_Stated task_: Give back the full listing verbatim, apart from its images.

— BEGIN —

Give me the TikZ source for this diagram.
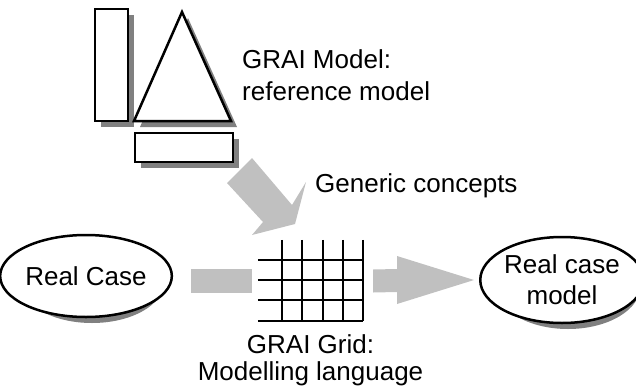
\documentclass[tikz,border=0pt]{standalone}
\usepackage{fontspec}
\setmainfont{Liberation Sans}
\usetikzlibrary{shapes.geometric,positioning,calc,backgrounds}

\definecolor{arrowgray}{RGB}{192,192,192}
\definecolor{shadowgray}{RGB}{128,128,128}

\begin{document}
\begin{tikzpicture}[x=1pt,y=-1pt,
    shadowfill/.style={fill=shadowgray,draw=none},
    outline/.style={draw=black,line width=2.5pt,fill=white},
    blockarrow/.style={fill=arrowgray,draw=none},
    txt/.style={font=\fontsize{26}{32}\selectfont,align=center,inner sep=0pt},
    oval/.style={ellipse,outline,inner sep=0pt,font=\fontsize{26}{31}\selectfont,align=center}]

    \useasboundingbox (0,0) rectangle (636,388);

    % reference model: bar, triangle and base (shadow first)
    \begin{scope}[xshift=6pt,yshift=-6pt]
        \fill[shadowfill] (95,9) rectangle (128,121);
        \fill[shadowfill] (182,12) -- (231,121) -- (134,121) -- cycle;
        \fill[shadowfill] (135,133) rectangle (233,162);
    \end{scope}
    \draw[outline] (95,9) rectangle (128,121);
    \draw[outline,line join=miter] (182,12) -- (231,121) -- (134,121) -- cycle;
    \draw[outline] (135,133) rectangle (233,162);
    \node[txt,anchor=west,align=left] (refmodel) at (242,75) {GRAI Model:\\reference model};

    % generic concepts going down to the grid
    \fill[blockarrow] (252,158) -- (292,205) -- (306,182) -- (295,224)
        -- (252,235) -- (263,222) -- (227,183) -- cycle;
    \node[txt,anchor=base west] (concepts) at (315,192) {Generic concepts};

    % case, grid and resulting model
    \node[oval,minimum width=144pt,minimum height=82pt] (realcase) at (86,276) {Real Case};
    \node[oval,minimum width=145pt,minimum height=86pt] (casemodel) at (562,280) {Real case\\model};
    \begin{scope}[on background layer]
        \fill[shadowfill] ($(realcase.center)+(6,6)$) ellipse [x radius=72, y radius=41];
        \fill[shadowfill] ($(casemodel.center)+(6,6)$) ellipse [x radius=72.5, y radius=43];
    \end{scope}

    \node[inner sep=0pt,minimum width=105pt,minimum height=81pt] (grid) at (310.5,280.5) {};
    \begin{scope}[shift={(grid.north west)},line width=2.5pt]
        \foreach \x in {24,44,65,85,105} \draw (\x,0) -- (\x,81);
        \foreach \y in {20,40,60,81} \draw (0,\y) -- (105,\y);
    \end{scope}
    \node[txt,font=\fontsize{26}{27}\selectfont,below=13pt of grid] (gridtxt) {GRAI Grid:\\Modelling language};

    % block arrows
    \fill[blockarrow] ($(realcase.east)+(18,-7)$) rectangle ($(grid.west)+(-6,12.5)$);
    \coordinate (tail) at ($(grid.east)+(10,0)$);
    \coordinate (tip) at ($(casemodel.west)+(-5,0)$);
    \fill[blockarrow] ($(tail)+(0,-11)$) -- ($(tip)+(-77,-11)$) -- ($(tip)+(-77,-24)$) -- (tip)
        -- ($(tip)+(-77,24)$) -- ($(tip)+(-77,12)$) -- ($(tail)+(0,12)$) -- cycle;

\end{tikzpicture}
\end{document}
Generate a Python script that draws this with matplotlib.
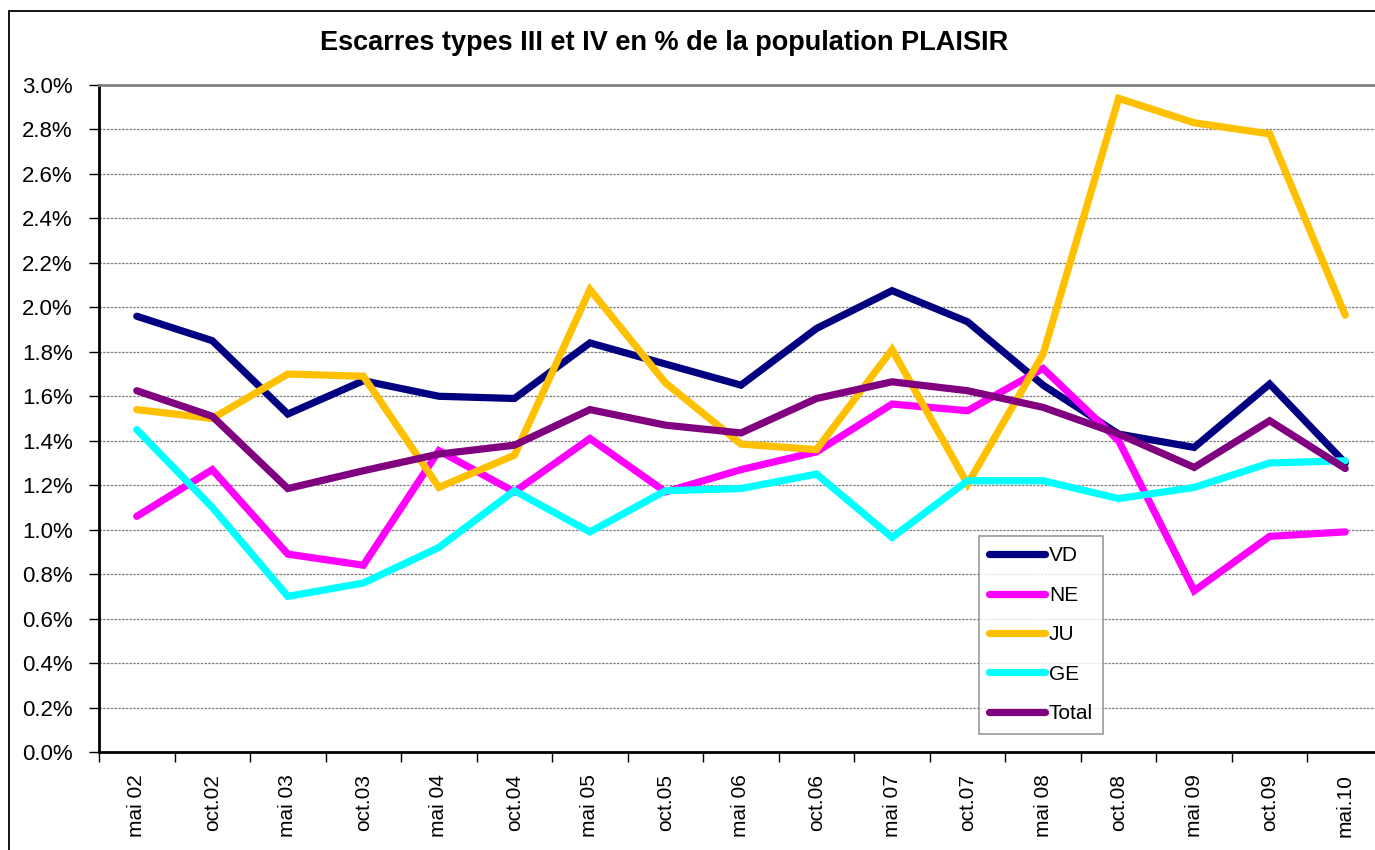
import matplotlib
matplotlib.use('Agg')
import matplotlib.pyplot as plt
from matplotlib.patches import Rectangle
from matplotlib.ticker import PercentFormatter
import numpy as np

plt.rcParams['font.family'] = ['Liberation Sans', 'DejaVu Sans']

# données (en %)
periodes = ['mai 02', 'oct.02', 'mai 03', 'oct.03', 'mai 04', 'oct.04', 'mai 05', 'oct.05',
            'mai 06', 'oct.06', 'mai 07', 'oct.07', 'mai 08', 'oct.08', 'mai 09', 'oct.09', 'mai.10']
vd = [1.96, 1.85, 1.52, 1.67, 1.60, 1.59, 1.84, 1.745, 1.65, 1.905, 2.075, 1.935, 1.65, 1.43, 1.37, 1.655, 1.30]
ne = [1.06, 1.27, 0.89, 0.84, 1.355, 1.17, 1.41, 1.17, 1.27, 1.35, 1.565, 1.535, 1.725, 1.40, 0.725, 0.97, 0.99]
ju = [1.54, 1.50, 1.70, 1.69, 1.19, 1.335, 2.08, 1.66, 1.385, 1.36, 1.81, 1.205, 1.79, 2.94, 2.83, 2.78, 1.965]
ge = [1.45, 1.10, 0.70, 0.76, 0.92, 1.175, 0.99, 1.175, 1.185, 1.25, 0.965, 1.22, 1.22, 1.14, 1.19, 1.30, 1.31]
total = [1.625, 1.51, 1.185, 1.265, 1.34, 1.38, 1.54, 1.47, 1.435, 1.59, 1.665, 1.625, 1.55, 1.43, 1.28, 1.49, 1.275]

series = [('VD', vd, '#000080'), ('NE', ne, '#FF00FF'), ('JU', ju, '#FFC000'),
          ('GE', ge, '#00FFFF'), ('Total', total, '#800080')]

fig = plt.figure(figsize=(13.75, 8.5), dpi=100)
ax = fig.add_axes([99 / 1375, 1 - 752 / 850, 1284 / 1375, 667 / 850])

# cadre extérieur du graphique
fig.patches.append(Rectangle((9 / 1375, -0.05), 1.1, 1 - 11 / 850 + 0.05, transform=fig.transFigure,
                             fill=False, edgecolor='black', linewidth=1.3))

x = np.arange(len(periodes))
for nom, vals, c in series:
    ax.plot(x, vals, color=c, linewidth=5.2, label=nom, solid_capstyle='round', solid_joinstyle='miter')

ax.set_xlim(-0.5, len(periodes) - 0.5)
ax.set_ylim(0, 3.0)
ax.set_yticks(np.arange(0, 3.01, 0.2))
ax.yaxis.set_major_formatter(PercentFormatter(decimals=1))
ax.yaxis.grid(True, linestyle=(0, (2, 1)), color='#808080', linewidth=0.9)
ax.set_axisbelow(True)

ax.set_xticks(x)
ax.set_xticklabels(periodes, rotation=90)
ax.set_xticks(np.arange(-0.5, len(periodes)), minor=True)
ax.tick_params(axis='x', which='major', length=0, pad=16, labelsize=15)
ax.tick_params(axis='x', which='minor', length=7, width=1, direction='out')
ax.tick_params(axis='y', length=7, width=1, direction='out', labelsize=16, pad=12)

for s in ['left', 'bottom']:
    ax.spines[s].set_linewidth(2)
    ax.spines[s].set_color('black')
ax.spines['top'].set_color('#808080')
ax.spines['top'].set_linewidth(2)
ax.spines['right'].set_visible(False)

fig.text(664 / 1375, 1 - 43 / 850, 'Escarres types III et IV en % de la population PLAISIR',
         ha='center', va='center', fontsize=19.5, fontweight='bold')

leg = ax.legend(loc='upper left', bbox_to_anchor=(979 / 1375, 1 - 536 / 850),
                bbox_transform=fig.transFigure, fontsize=15, frameon=True, fancybox=False,
                edgecolor='#808080', handlelength=2.65, handletextpad=0.2, labelspacing=0.98,
                borderpad=0.5, borderaxespad=0)
leg.get_frame().set_linewidth(1.2)

fig.savefig('out.png', dpi=100)
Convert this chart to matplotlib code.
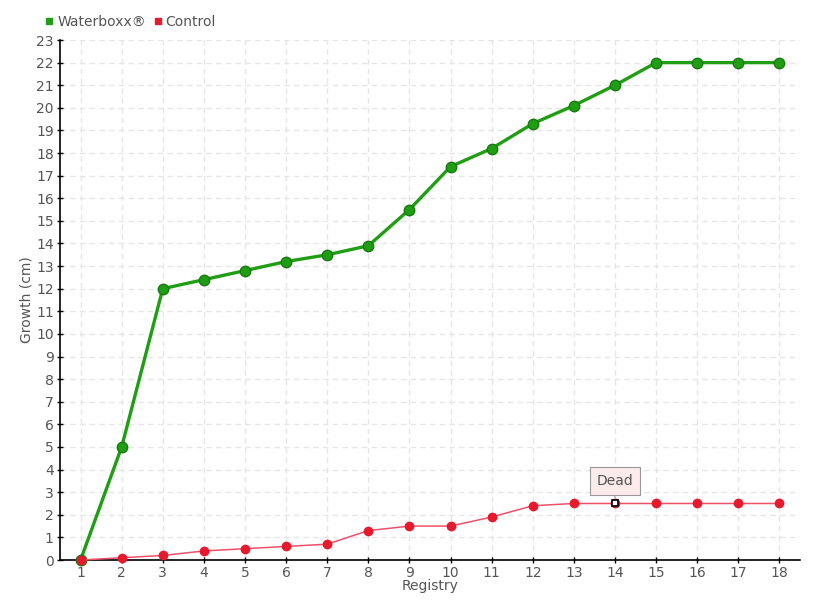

— END —

_Reply_:
Give me the TikZ source for this diagram.
\documentclass[tikz,border=0pt]{standalone}
\usepackage{fontspec}
\setmainfont{Liberation Sans}
\usetikzlibrary{shapes.geometric,positioning,calc,backgrounds}

\definecolor{arrowgray}{RGB}{192,192,192}
\definecolor{shadowgray}{RGB}{128,128,128}

\begin{document}
\begin{tikzpicture}[x=1pt,y=-1pt,
    shadowfill/.style={fill=shadowgray,draw=none},
    outline/.style={draw=black,line width=2.5pt,fill=white},
    blockarrow/.style={fill=arrowgray,draw=none},
    txt/.style={font=\fontsize{26}{32}\selectfont,align=center,inner sep=0pt},
    oval/.style={ellipse,outline,inner sep=0pt,font=\fontsize{26}{31}\selectfont,align=center}]

    \useasboundingbox (0,0) rectangle (636,388);

    % reference model: bar, triangle and base (shadow first)
    \begin{scope}[xshift=6pt,yshift=-6pt]
        \fill[shadowfill] (95,9) rectangle (128,121);
        \fill[shadowfill] (182,12) -- (231,121) -- (134,121) -- cycle;
        \fill[shadowfill] (135,133) rectangle (233,162);
    \end{scope}
    \draw[outline] (95,9) rectangle (128,121);
    \draw[outline,line join=miter] (182,12) -- (231,121) -- (134,121) -- cycle;
    \draw[outline] (135,133) rectangle (233,162);
    \node[txt,anchor=west,align=left] (refmodel) at (242,75) {GRAI Model:\\reference model};

    % generic concepts going down to the grid
    \fill[blockarrow] (252,158) -- (292,205) -- (306,182) -- (295,224)
        -- (252,235) -- (263,222) -- (227,183) -- cycle;
    \node[txt,anchor=base west] (concepts) at (315,192) {Generic concepts};

    % case, grid and resulting model
    \node[oval,minimum width=144pt,minimum height=82pt] (realcase) at (86,276) {Real Case};
    \node[oval,minimum width=145pt,minimum height=86pt] (casemodel) at (562,280) {Real case\\model};
    \begin{scope}[on background layer]
        \fill[shadowfill] ($(realcase.center)+(6,6)$) ellipse [x radius=72, y radius=41];
        \fill[shadowfill] ($(casemodel.center)+(6,6)$) ellipse [x radius=72.5, y radius=43];
    \end{scope}

    \node[inner sep=0pt,minimum width=105pt,minimum height=81pt] (grid) at (310.5,280.5) {};
    \begin{scope}[shift={(grid.north west)},line width=2.5pt]
        \foreach \x in {24,44,65,85,105} \draw (\x,0) -- (\x,81);
        \foreach \y in {20,40,60,81} \draw (0,\y) -- (105,\y);
    \end{scope}
    \node[txt,font=\fontsize{26}{27}\selectfont,below=13pt of grid] (gridtxt) {GRAI Grid:\\Modelling language};

    % block arrows
    \fill[blockarrow] ($(realcase.east)+(18,-7)$) rectangle ($(grid.west)+(-6,12.5)$);
    \coordinate (tail) at ($(grid.east)+(10,0)$);
    \coordinate (tip) at ($(casemodel.west)+(-5,0)$);
    \fill[blockarrow] ($(tail)+(0,-11)$) -- ($(tip)+(-77,-11)$) -- ($(tip)+(-77,-24)$) -- (tip)
        -- ($(tip)+(-77,24)$) -- ($(tip)+(-77,12)$) -- ($(tail)+(0,12)$) -- cycle;

\end{tikzpicture}
\end{document}
Generate a Python script that draws this with matplotlib.
import matplotlib
matplotlib.use('Agg')
import matplotlib.pyplot as plt
from matplotlib.patches import Rectangle
from matplotlib.ticker import PercentFormatter
import numpy as np

plt.rcParams['font.family'] = ['Liberation Sans', 'DejaVu Sans']

# données (en %)
periodes = ['mai 02', 'oct.02', 'mai 03', 'oct.03', 'mai 04', 'oct.04', 'mai 05', 'oct.05',
            'mai 06', 'oct.06', 'mai 07', 'oct.07', 'mai 08', 'oct.08', 'mai 09', 'oct.09', 'mai.10']
vd = [1.96, 1.85, 1.52, 1.67, 1.60, 1.59, 1.84, 1.745, 1.65, 1.905, 2.075, 1.935, 1.65, 1.43, 1.37, 1.655, 1.30]
ne = [1.06, 1.27, 0.89, 0.84, 1.355, 1.17, 1.41, 1.17, 1.27, 1.35, 1.565, 1.535, 1.725, 1.40, 0.725, 0.97, 0.99]
ju = [1.54, 1.50, 1.70, 1.69, 1.19, 1.335, 2.08, 1.66, 1.385, 1.36, 1.81, 1.205, 1.79, 2.94, 2.83, 2.78, 1.965]
ge = [1.45, 1.10, 0.70, 0.76, 0.92, 1.175, 0.99, 1.175, 1.185, 1.25, 0.965, 1.22, 1.22, 1.14, 1.19, 1.30, 1.31]
total = [1.625, 1.51, 1.185, 1.265, 1.34, 1.38, 1.54, 1.47, 1.435, 1.59, 1.665, 1.625, 1.55, 1.43, 1.28, 1.49, 1.275]

series = [('VD', vd, '#000080'), ('NE', ne, '#FF00FF'), ('JU', ju, '#FFC000'),
          ('GE', ge, '#00FFFF'), ('Total', total, '#800080')]

fig = plt.figure(figsize=(13.75, 8.5), dpi=100)
ax = fig.add_axes([99 / 1375, 1 - 752 / 850, 1284 / 1375, 667 / 850])

# cadre extérieur du graphique
fig.patches.append(Rectangle((9 / 1375, -0.05), 1.1, 1 - 11 / 850 + 0.05, transform=fig.transFigure,
                             fill=False, edgecolor='black', linewidth=1.3))

x = np.arange(len(periodes))
for nom, vals, c in series:
    ax.plot(x, vals, color=c, linewidth=5.2, label=nom, solid_capstyle='round', solid_joinstyle='miter')

ax.set_xlim(-0.5, len(periodes) - 0.5)
ax.set_ylim(0, 3.0)
ax.set_yticks(np.arange(0, 3.01, 0.2))
ax.yaxis.set_major_formatter(PercentFormatter(decimals=1))
ax.yaxis.grid(True, linestyle=(0, (2, 1)), color='#808080', linewidth=0.9)
ax.set_axisbelow(True)

ax.set_xticks(x)
ax.set_xticklabels(periodes, rotation=90)
ax.set_xticks(np.arange(-0.5, len(periodes)), minor=True)
ax.tick_params(axis='x', which='major', length=0, pad=16, labelsize=15)
ax.tick_params(axis='x', which='minor', length=7, width=1, direction='out')
ax.tick_params(axis='y', length=7, width=1, direction='out', labelsize=16, pad=12)

for s in ['left', 'bottom']:
    ax.spines[s].set_linewidth(2)
    ax.spines[s].set_color('black')
ax.spines['top'].set_color('#808080')
ax.spines['top'].set_linewidth(2)
ax.spines['right'].set_visible(False)

fig.text(664 / 1375, 1 - 43 / 850, 'Escarres types III et IV en % de la population PLAISIR',
         ha='center', va='center', fontsize=19.5, fontweight='bold')

leg = ax.legend(loc='upper left', bbox_to_anchor=(979 / 1375, 1 - 536 / 850),
                bbox_transform=fig.transFigure, fontsize=15, frameon=True, fancybox=False,
                edgecolor='#808080', handlelength=2.65, handletextpad=0.2, labelspacing=0.98,
                borderpad=0.5, borderaxespad=0)
leg.get_frame().set_linewidth(1.2)

fig.savefig('out.png', dpi=100)
Convert this chart to matplotlib code.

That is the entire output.